BridgeAR commented 5 years ago

@seishun it would AFAIK return 2, not -1? I agree with @addaleax and would also expect slice(1) to be used in this case.

hkjackey commented 5 years ago

Thank everybody for handling this issue!

seishun commented 5 years ago

@BridgeAR Have you tried it?

let buf = Buffer.from('\u6881\u6882\u6881', 'utf16le');
console.log(buf.indexOf('\u6881', 1, 'utf16le'));
console.log(buf.slice(1).indexOf('\u6881', 'utf16le'));
addaleax commented 5 years ago

@seishun Yeah, I think that’s (another) bug then. :/

seishun commented 5 years ago

@addaleax So what would be the expected behaviour?

addaleax commented 5 years ago

@seishun I would say in your example both methods should return -1. I think it shouldn’t matter whether a Buffer was created through .slice(), or allocated directly.

i.e., if buf is a Buffer, then buf.indexOf(...) and Buffer.from(buf).indexOf(...) should return the same results.

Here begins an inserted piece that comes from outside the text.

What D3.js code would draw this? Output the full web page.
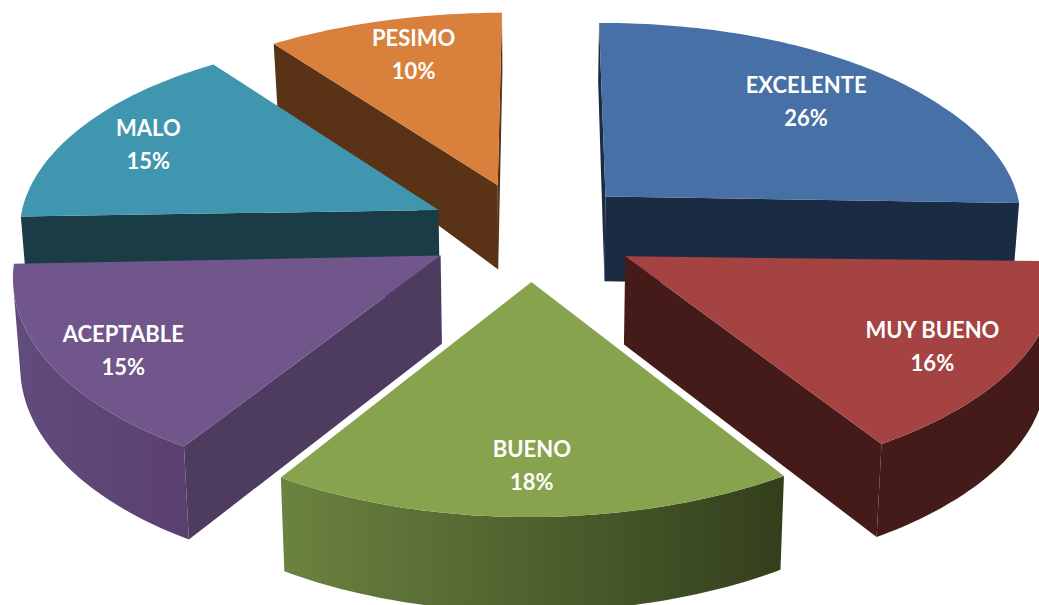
<!DOCTYPE html>
<html>
<head>
<meta charset="utf-8">
<script src="https://cdn.jsdelivr.net/npm/d3@7"></script>
<style>
html, body { margin: 0; padding: 0; background: #fff; overflow: hidden; }
svg { display: block; }
text { font-family: Lato, "Open Sans", sans-serif; font-weight: 700; fill: #fff; }
</style>
</head>
<body>
<svg id="chart" width="1039" height="605"></svg>
<script>
// Survey ratings, in percent
const categories = ["EXCELENTE", "MUY BUENO", "BUENO", "ACEPTABLE", "MALO", "PESIMO"];
const percentages = [26, 16, 18, 15, 15, 10];

// Face colours per slice
const topColors = ["#4670a6", "#a54342", "#87a34d", "#71568c", "#4096ae", "#d9813c"];
const cutColors = ["#1b2c42", "#451b19", "#333f1c", "#4e3b60", "#1a3c47", "#5a3317"];
const rimFrom = ["#1b2c42", "#451b19", "#6b8340", "#614c7d", "#1a3c47", "#5a3317"];
const rimTo = ["#1b2c42", "#451b19", "#333f1c", "#5a4070", "#1a3c47", "#5a3317"];

// Painter's order: back slices first, front slices last
const drawOrder = [0, 5, 4, 3, 1, 2];

// Camera model for the tilted disc
const view = { cx: 533, cy: 231, a: 420, b: 199, px: 0.096, py: 0.104, bowNorth: 12, bowSouth: 7.5, tilt: 6, tiltSouth: 8, taper: 0.986 };
const explode = 0.25;
const rotation = -2.5 * Math.PI / 180;
const thickness = d3.scaleLinear().domain([-1.3, -0.1, 0.25, 1.2]).range([95, 88, 84, 58]);

// Label placement relative to each slice's bisector
const labelReach = [0.746, 0.80, 0.795, 0.83, 0.805, 0.78];
const labelTurn = [-1.7, 2, 0, -1.5, 0, 1.6];

const pie = d3.pie().sort(null).startAngle(rotation).endAngle(rotation + 2 * Math.PI);
const arcs = pie(percentages);

// Ground plane (X east, Z north) to screen
function project([X, Z]) {
  const bow = Z > 0 ? view.bowNorth : view.bowSouth;
  const lean = view.tilt * X * Math.max(0, Math.min(1, Z + 0.3)) + view.tiltSouth * X * Math.min(0, Z + 0.3);
  return [
    view.cx + view.a * X / (1 + view.px * Z) + bow * Z * Z,
    view.cy - view.b * Z / (1 + view.py * Z) + lean
  ];
}
// Same point at the bottom of the disc's thickness
function projectLow(pt) {
  const [x, y] = project(pt);
  return [view.cx + (x - view.cx) * view.taper, y + thickness(pt[1])];
}
const polar = (origin, angle, r) => [origin[0] + r * Math.sin(angle), origin[1] + r * Math.cos(angle)];

const svg = d3.select("#chart");
const defs = svg.append("defs");
const line = d3.line();

function wall(g, p, q, color) {
  const poly = [project(p), project(q), projectLow(q), projectLow(p)];
  if (d3.polygonArea(poly) <= 0) return;
  g.append("path").attr("d", line(poly) + "Z").attr("fill", color);
}

drawOrder.forEach(i => {
  const d = arcs[i];
  const mid = (d.startAngle + d.endAngle) / 2;
  const apex = polar([0, 0], mid, explode);
  const steps = Math.ceil((d.endAngle - d.startAngle) / (Math.PI / 180));
  const angles = d3.range(steps + 1).map(k => d.startAngle + (d.endAngle - d.startAngle) * k / steps);
  const rim = angles.map(t => polar(apex, t, 1));
  const g = svg.append("g").attr("class", "slice");

  // Cut faces
  wall(g, apex, rim[0], cutColors[i]);
  wall(g, rim[rim.length - 1], apex, cutColors[i]);

  // Curved rim: keep only the run of segments that faces the viewer
  const facing = rim.filter((pt, k) => {
    const nb = rim[k + 1] ? [pt, rim[k + 1]] : [rim[k - 1], pt];
    return d3.polygonArea([project(nb[0]), project(nb[1]), projectLow(nb[1]), projectLow(nb[0])]) > 0;
  });
  if (facing.length > 1) {
    const upper = facing.map(project);
    const lower = facing.map(projectLow).reverse();
    const [x0, x1] = d3.extent(upper, p => p[0]);
    const id = "rim-" + i;
    const grad = defs.append("linearGradient").attr("id", id)
      .attr("gradientUnits", "userSpaceOnUse")
      .attr("x1", x0).attr("x2", x1).attr("y1", 0).attr("y2", 0);
    grad.append("stop").attr("offset", 0).attr("stop-color", rimFrom[i]);
    grad.append("stop").attr("offset", 1).attr("stop-color", rimTo[i]);
    g.append("path").attr("d", line([...upper, ...lower]) + "Z").attr("fill", `url(#${id})`);
  }

  // Top face
  const top = [apex, ...rim].map(project);
  g.append("path").attr("d", line(top) + "Z").attr("fill", topColors[i]);
});

// Labels sit on top of everything
drawOrder.forEach(i => {
  const d = arcs[i];
  const mid = (d.startAngle + d.endAngle) / 2;
  const apex = polar([0, 0], mid, explode);
  const dir = mid + labelTurn[i] * Math.PI / 180;
  const [x, y] = project(polar(apex, dir, labelReach[i]));
  const t = svg.append("text").attr("text-anchor", "middle").attr("font-size", 22);
  t.append("tspan").attr("x", x).attr("y", y - 7).text(categories[i]);
  t.append("tspan").attr("x", x).attr("y", y + 26).text(percentages[i] + "%");
});
</script>
</body>
</html>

hkjackey commented 5 years ago

@BridgeAR Have you tried it?

let buf = Buffer.from('\u6881\u6882\u6881', 'utf16le');
console.log(buf.indexOf('\u6881', 1, 'utf16le'));
console.log(buf.slice(1).indexOf('\u6881', 'utf16le'));

@addaleax So what would be the expected behaviour?

I suggest returning 4 for the 1st case (without slice) and 3 for the 2nd case (with slice) after the fix.

seishun commented 5 years ago

So we have a conflict of opinions.

@addaleax (and @BridgeAR?) thinks indexOf with 'utf16le' should look only at odd-even byte pairs if the offset is odd, and only at even-odd pairs otherwise. @hkjackey thinks it should look at both odd-even and even-odd byte pairs regardless of the offset.

How should we proceed?

addaleax commented 5 years ago

I’m personally also okay with what @hkjackey’s suggestion – that’s most consistent with what .indexOf() does for other kinds of arguments.

seishun commented 5 years ago

That brings us back to my comment. If you think it's fine then I can just delete that test and my PR is practically ready.

hkjackey commented 5 years ago

@addaleax Thanks for your support! Also thank @seishun for fixing this bug!